= STATED EXERCISE =
In this exercise, the entries below include pictures. Repeat exactly the lines from the line with "Rebuild this diagram" to the line with "(effort) at (513,1053)", including both, but without the pictures.

□ □ □

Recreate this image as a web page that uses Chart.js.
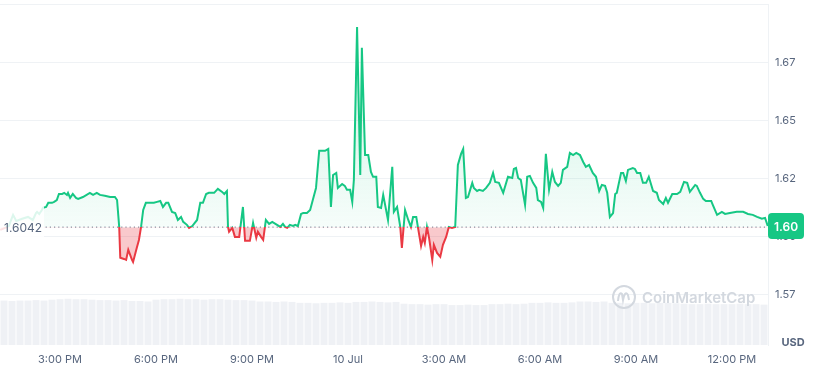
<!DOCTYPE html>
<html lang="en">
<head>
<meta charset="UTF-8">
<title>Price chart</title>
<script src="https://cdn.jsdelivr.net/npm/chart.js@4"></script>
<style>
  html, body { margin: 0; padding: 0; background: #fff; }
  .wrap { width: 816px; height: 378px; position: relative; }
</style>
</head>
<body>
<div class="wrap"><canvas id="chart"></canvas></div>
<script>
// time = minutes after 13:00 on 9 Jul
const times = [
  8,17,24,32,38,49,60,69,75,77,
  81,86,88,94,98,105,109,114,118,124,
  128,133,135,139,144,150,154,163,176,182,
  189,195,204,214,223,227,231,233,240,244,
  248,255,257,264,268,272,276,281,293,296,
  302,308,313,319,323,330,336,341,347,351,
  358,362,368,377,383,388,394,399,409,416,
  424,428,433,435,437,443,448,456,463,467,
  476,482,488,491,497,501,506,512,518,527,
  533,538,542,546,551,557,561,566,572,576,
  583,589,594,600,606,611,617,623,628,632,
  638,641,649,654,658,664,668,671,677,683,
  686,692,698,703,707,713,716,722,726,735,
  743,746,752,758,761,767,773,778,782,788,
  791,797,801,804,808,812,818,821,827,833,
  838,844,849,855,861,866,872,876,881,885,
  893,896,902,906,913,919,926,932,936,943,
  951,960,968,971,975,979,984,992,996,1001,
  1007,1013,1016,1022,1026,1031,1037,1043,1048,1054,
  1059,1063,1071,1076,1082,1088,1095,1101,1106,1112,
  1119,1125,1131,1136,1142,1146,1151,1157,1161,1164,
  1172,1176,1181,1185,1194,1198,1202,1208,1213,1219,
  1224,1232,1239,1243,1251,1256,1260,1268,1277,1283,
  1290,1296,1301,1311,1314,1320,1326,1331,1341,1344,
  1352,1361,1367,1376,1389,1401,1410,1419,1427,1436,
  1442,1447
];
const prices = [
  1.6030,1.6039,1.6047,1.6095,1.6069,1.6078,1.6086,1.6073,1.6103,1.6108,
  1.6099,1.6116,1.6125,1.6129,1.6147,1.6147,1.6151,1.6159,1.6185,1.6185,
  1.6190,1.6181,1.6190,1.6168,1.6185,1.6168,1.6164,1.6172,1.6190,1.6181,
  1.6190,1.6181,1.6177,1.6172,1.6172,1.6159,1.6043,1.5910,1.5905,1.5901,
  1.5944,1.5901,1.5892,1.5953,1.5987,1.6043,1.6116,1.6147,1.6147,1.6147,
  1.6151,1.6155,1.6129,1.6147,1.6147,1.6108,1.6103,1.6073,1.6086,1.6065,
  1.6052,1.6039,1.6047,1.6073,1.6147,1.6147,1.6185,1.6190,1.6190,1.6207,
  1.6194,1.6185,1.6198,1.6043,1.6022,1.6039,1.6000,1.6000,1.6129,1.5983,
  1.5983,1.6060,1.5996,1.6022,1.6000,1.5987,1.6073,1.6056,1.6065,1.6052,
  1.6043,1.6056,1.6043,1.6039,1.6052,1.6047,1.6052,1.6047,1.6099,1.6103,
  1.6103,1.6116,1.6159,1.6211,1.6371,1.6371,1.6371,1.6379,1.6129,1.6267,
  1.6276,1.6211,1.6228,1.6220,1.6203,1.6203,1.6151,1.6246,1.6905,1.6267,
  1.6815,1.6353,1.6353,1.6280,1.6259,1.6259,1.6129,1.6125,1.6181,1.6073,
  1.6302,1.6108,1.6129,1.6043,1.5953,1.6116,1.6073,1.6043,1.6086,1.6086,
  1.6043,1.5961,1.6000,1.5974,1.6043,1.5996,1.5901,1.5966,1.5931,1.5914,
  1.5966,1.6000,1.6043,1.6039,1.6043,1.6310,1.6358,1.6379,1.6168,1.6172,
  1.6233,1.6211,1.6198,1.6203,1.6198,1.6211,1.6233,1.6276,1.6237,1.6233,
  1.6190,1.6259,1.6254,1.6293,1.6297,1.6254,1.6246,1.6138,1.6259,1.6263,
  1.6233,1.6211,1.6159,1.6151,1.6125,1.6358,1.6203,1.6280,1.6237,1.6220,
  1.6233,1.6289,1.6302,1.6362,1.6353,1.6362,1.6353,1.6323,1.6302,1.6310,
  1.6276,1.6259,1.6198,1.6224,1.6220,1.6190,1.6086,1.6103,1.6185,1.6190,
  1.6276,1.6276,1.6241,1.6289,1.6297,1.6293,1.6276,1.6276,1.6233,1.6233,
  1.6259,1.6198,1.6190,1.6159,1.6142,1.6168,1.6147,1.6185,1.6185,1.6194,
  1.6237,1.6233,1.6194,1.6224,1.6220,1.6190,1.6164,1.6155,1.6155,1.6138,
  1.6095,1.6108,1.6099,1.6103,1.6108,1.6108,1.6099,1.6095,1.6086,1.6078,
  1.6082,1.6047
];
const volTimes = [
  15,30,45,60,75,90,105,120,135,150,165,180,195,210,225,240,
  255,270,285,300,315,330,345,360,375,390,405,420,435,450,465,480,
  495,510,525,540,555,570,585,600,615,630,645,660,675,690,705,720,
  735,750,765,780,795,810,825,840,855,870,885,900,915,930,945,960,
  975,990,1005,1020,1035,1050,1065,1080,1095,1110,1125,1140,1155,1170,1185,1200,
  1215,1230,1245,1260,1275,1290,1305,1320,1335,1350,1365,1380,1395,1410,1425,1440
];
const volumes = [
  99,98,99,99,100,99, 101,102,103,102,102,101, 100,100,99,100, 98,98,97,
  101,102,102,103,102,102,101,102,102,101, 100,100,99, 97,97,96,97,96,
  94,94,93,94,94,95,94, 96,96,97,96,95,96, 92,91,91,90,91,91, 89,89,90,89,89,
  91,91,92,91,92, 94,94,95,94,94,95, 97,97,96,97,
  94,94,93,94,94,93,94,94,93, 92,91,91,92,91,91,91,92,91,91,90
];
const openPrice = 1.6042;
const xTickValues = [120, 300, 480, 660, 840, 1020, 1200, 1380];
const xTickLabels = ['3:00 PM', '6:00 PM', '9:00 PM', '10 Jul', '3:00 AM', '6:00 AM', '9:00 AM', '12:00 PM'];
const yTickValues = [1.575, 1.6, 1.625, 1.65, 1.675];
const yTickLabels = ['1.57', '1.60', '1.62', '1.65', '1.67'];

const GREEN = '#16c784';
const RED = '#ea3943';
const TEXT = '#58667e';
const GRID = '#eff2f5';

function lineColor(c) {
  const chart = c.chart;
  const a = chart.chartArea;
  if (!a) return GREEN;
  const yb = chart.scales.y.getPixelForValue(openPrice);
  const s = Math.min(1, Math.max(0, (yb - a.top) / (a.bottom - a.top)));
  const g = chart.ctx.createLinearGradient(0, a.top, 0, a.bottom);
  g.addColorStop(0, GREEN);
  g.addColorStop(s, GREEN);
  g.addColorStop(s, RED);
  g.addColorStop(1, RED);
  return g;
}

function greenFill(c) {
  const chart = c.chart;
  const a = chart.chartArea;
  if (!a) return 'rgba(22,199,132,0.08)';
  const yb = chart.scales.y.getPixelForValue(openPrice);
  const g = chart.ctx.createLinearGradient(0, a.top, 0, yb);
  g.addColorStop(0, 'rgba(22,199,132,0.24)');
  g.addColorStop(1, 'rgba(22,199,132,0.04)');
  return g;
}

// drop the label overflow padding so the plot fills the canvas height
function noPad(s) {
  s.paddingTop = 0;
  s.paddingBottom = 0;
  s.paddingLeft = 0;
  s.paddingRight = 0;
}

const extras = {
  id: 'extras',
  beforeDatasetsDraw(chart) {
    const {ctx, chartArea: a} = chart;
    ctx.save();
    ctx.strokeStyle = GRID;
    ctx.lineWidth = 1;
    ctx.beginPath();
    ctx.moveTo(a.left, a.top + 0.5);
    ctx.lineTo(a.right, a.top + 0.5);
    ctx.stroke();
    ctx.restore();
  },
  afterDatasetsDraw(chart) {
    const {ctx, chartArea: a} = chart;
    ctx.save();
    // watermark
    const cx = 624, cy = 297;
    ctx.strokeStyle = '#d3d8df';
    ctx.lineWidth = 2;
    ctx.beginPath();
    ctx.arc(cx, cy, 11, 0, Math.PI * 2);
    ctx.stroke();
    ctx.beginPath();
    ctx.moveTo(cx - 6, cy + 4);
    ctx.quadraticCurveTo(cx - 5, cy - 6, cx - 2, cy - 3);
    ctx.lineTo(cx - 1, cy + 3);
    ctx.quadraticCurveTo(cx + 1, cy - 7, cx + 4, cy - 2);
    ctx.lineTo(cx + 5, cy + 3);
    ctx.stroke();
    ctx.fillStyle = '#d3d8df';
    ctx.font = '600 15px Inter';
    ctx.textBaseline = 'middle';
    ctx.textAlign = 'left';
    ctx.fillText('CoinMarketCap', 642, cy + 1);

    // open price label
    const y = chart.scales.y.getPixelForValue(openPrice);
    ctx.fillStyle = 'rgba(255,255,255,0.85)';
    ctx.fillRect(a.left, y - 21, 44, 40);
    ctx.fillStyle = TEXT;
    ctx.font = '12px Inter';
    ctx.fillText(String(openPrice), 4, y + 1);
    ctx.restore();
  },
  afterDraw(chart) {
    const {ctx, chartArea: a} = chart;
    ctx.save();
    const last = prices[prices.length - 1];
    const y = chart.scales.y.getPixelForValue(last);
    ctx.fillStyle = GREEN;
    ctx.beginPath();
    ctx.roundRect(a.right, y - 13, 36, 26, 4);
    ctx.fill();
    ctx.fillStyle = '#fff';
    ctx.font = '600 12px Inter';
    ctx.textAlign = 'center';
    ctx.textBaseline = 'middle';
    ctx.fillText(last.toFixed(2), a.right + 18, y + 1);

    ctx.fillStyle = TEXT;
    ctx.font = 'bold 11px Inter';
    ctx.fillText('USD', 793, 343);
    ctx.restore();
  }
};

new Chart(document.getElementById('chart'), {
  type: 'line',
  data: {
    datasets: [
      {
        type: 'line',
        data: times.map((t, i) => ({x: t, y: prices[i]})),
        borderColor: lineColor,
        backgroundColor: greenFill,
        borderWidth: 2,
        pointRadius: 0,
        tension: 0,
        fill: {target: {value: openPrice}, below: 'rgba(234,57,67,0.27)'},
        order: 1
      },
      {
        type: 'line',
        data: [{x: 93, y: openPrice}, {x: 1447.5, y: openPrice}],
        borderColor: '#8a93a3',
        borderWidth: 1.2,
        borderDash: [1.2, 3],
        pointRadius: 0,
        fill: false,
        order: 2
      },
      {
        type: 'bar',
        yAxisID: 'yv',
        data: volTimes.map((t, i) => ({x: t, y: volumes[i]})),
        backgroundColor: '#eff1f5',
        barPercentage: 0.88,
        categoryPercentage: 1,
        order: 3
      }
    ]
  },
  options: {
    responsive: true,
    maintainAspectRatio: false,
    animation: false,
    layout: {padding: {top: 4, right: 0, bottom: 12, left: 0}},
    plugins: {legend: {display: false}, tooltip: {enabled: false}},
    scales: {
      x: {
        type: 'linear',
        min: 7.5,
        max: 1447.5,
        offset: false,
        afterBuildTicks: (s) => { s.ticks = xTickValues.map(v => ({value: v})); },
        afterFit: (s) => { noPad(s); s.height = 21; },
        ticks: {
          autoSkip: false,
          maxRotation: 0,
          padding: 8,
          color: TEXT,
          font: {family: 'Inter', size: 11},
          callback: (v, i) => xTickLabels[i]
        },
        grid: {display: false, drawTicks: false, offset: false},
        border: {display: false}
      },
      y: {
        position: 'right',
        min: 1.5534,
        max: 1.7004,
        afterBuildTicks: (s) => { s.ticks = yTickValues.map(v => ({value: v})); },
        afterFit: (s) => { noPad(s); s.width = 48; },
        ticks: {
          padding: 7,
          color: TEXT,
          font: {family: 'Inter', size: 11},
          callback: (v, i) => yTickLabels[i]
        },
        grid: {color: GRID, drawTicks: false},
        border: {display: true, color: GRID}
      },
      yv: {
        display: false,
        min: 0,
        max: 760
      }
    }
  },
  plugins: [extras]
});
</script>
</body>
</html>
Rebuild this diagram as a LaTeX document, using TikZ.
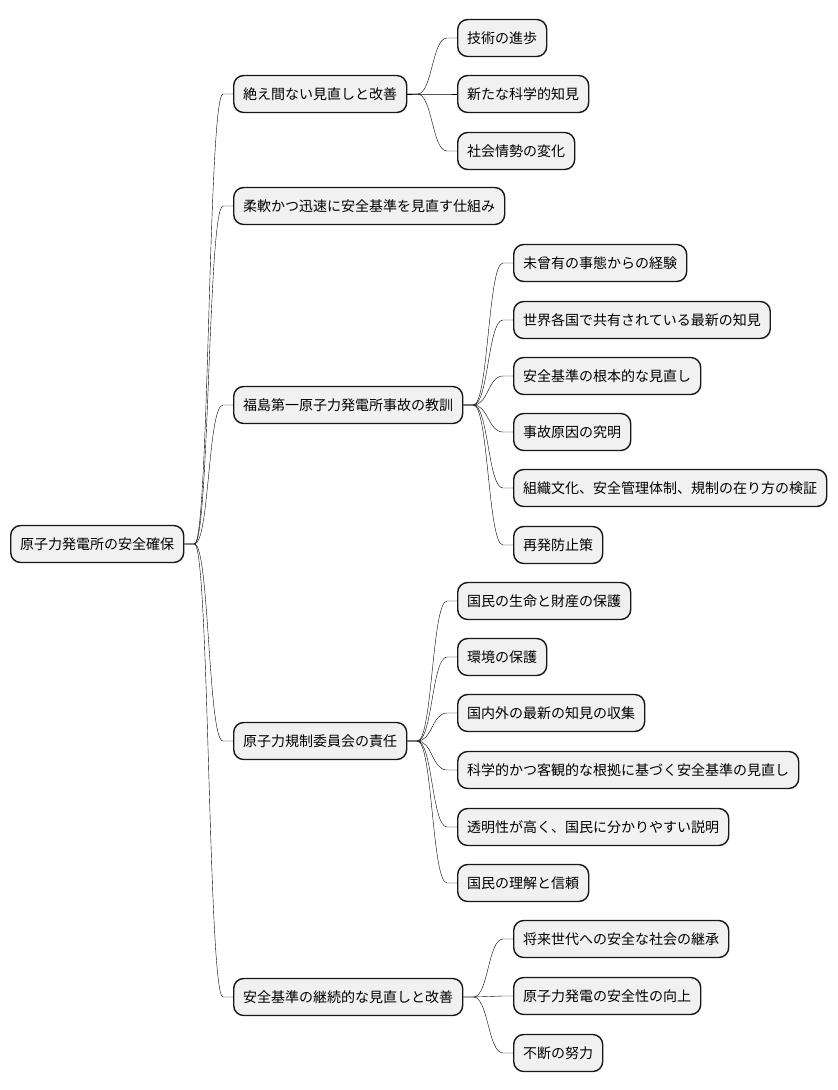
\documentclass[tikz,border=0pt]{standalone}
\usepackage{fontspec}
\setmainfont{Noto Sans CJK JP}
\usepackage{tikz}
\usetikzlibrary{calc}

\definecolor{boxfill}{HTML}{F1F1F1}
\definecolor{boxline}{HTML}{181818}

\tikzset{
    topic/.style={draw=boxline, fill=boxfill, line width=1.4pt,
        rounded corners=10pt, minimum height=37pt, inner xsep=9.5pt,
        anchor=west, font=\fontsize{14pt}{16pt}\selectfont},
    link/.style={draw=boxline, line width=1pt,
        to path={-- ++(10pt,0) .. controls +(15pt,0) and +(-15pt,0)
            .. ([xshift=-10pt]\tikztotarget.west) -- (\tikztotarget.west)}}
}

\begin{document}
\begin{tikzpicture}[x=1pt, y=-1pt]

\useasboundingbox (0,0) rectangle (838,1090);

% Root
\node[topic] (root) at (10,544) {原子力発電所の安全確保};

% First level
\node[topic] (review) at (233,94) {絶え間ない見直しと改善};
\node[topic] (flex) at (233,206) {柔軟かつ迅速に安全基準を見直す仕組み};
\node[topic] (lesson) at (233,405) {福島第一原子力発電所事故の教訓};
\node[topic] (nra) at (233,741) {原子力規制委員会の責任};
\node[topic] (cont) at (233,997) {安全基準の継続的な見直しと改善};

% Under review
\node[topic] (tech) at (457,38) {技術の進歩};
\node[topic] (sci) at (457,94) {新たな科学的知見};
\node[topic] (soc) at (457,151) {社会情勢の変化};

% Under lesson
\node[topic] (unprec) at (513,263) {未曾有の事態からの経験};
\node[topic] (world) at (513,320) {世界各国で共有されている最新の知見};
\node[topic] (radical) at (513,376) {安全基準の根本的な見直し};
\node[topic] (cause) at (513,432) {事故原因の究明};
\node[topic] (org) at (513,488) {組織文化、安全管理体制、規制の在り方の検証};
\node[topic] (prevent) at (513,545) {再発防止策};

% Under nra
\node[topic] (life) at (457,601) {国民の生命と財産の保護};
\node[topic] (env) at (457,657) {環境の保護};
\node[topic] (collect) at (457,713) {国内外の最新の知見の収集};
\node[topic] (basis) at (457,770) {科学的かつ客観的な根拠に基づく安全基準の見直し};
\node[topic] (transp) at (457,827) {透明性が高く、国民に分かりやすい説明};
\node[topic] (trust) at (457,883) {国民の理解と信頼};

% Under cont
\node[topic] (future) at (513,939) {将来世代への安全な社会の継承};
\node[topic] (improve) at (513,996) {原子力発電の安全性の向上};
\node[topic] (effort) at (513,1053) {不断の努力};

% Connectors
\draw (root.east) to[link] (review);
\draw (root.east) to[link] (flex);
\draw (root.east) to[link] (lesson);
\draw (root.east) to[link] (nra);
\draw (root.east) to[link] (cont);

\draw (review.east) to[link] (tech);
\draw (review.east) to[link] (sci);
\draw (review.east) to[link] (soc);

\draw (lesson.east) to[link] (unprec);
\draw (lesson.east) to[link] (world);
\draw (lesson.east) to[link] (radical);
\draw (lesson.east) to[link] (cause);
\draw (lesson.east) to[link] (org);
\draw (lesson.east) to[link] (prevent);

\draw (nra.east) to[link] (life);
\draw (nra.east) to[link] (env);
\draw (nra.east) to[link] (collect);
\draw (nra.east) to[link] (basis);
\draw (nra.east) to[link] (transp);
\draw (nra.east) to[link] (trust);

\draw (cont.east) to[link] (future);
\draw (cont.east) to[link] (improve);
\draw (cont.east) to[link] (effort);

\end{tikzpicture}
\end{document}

□ □ □

= SOLUTION =
Rebuild this diagram as a LaTeX document, using TikZ.
\documentclass[tikz,border=0pt]{standalone}
\usepackage{fontspec}
\setmainfont{Noto Sans CJK JP}
\usepackage{tikz}
\usetikzlibrary{calc}

\definecolor{boxfill}{HTML}{F1F1F1}
\definecolor{boxline}{HTML}{181818}

\tikzset{
    topic/.style={draw=boxline, fill=boxfill, line width=1.4pt,
        rounded corners=10pt, minimum height=37pt, inner xsep=9.5pt,
        anchor=west, font=\fontsize{14pt}{16pt}\selectfont},
    link/.style={draw=boxline, line width=1pt,
        to path={-- ++(10pt,0) .. controls +(15pt,0) and +(-15pt,0)
            .. ([xshift=-10pt]\tikztotarget.west) -- (\tikztotarget.west)}}
}

\begin{document}
\begin{tikzpicture}[x=1pt, y=-1pt]

\useasboundingbox (0,0) rectangle (838,1090);

% Root
\node[topic] (root) at (10,544) {原子力発電所の安全確保};

% First level
\node[topic] (review) at (233,94) {絶え間ない見直しと改善};
\node[topic] (flex) at (233,206) {柔軟かつ迅速に安全基準を見直す仕組み};
\node[topic] (lesson) at (233,405) {福島第一原子力発電所事故の教訓};
\node[topic] (nra) at (233,741) {原子力規制委員会の責任};
\node[topic] (cont) at (233,997) {安全基準の継続的な見直しと改善};

% Under review
\node[topic] (tech) at (457,38) {技術の進歩};
\node[topic] (sci) at (457,94) {新たな科学的知見};
\node[topic] (soc) at (457,151) {社会情勢の変化};

% Under lesson
\node[topic] (unprec) at (513,263) {未曾有の事態からの経験};
\node[topic] (world) at (513,320) {世界各国で共有されている最新の知見};
\node[topic] (radical) at (513,376) {安全基準の根本的な見直し};
\node[topic] (cause) at (513,432) {事故原因の究明};
\node[topic] (org) at (513,488) {組織文化、安全管理体制、規制の在り方の検証};
\node[topic] (prevent) at (513,545) {再発防止策};

% Under nra
\node[topic] (life) at (457,601) {国民の生命と財産の保護};
\node[topic] (env) at (457,657) {環境の保護};
\node[topic] (collect) at (457,713) {国内外の最新の知見の収集};
\node[topic] (basis) at (457,770) {科学的かつ客観的な根拠に基づく安全基準の見直し};
\node[topic] (transp) at (457,827) {透明性が高く、国民に分かりやすい説明};
\node[topic] (trust) at (457,883) {国民の理解と信頼};

% Under cont
\node[topic] (future) at (513,939) {将来世代への安全な社会の継承};
\node[topic] (improve) at (513,996) {原子力発電の安全性の向上};
\node[topic] (effort) at (513,1053) {不断の努力};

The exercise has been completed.